Vendors who deflect, generalise, or redirect to product features are telling you something important about how they will behave when the implementation gets difficult.

The standard to hold: A credible CCaaS partner should be able to answer all seven questions in detail before you reach the contract stage. If significant gaps remain at that point, the risk belongs to your organisation, not theirs.

For UK mid-market organisations evaluating CCaaS partners, the selection process is one of the highest-stakes technology decisions of the next three years. The Fortay Connect advisory team works with CX and operations leaders to stress-test vendor shortlists, validate integration and migration claims, and build the commercial frameworks needed to hold partners accountable from day one. If you are at shortlist stage and want an independent perspective, speak to our team.

FAQs

What should a CCaaS buyer ask before choosing a partner?
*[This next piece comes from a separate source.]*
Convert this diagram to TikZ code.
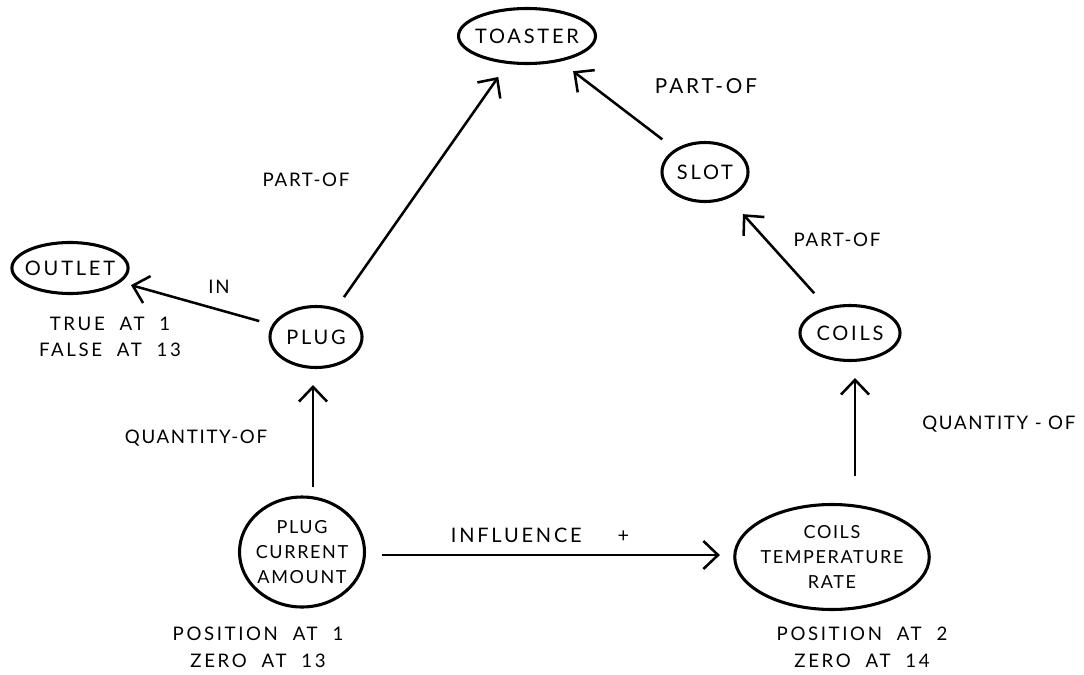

Start with outcomes, integration, migration, compliance, commercial model, AI readiness, and post-go-live accountability. Those seven areas expose whether a vendor can deliver in production, not just perform well in a demo.

Why do CCaaS migrations fail so often?

They often fail because buyers under-scope migration work, overestimate internal capacity, or choose partners without enough implementation depth. Limited talent, complex IT estates, and weak executive alignment are common causes of delay and disruption.

How do you compare CCaaS partners beyond feature lists?

Compare them on business outcomes, CRM and data integration, migration method, support model, and total three-year cost. A stronger answer is specific, measurable, and tied to your current operating reality.

Why does compliance matter in CCaaS selection?

CCaaS platforms handle customer data, call recordings, and sometimes payment information, so UK GDPR, data residency, access control, and audit trail requirements all affect risk. Compliance should be validated before shortlist, not left until implementation.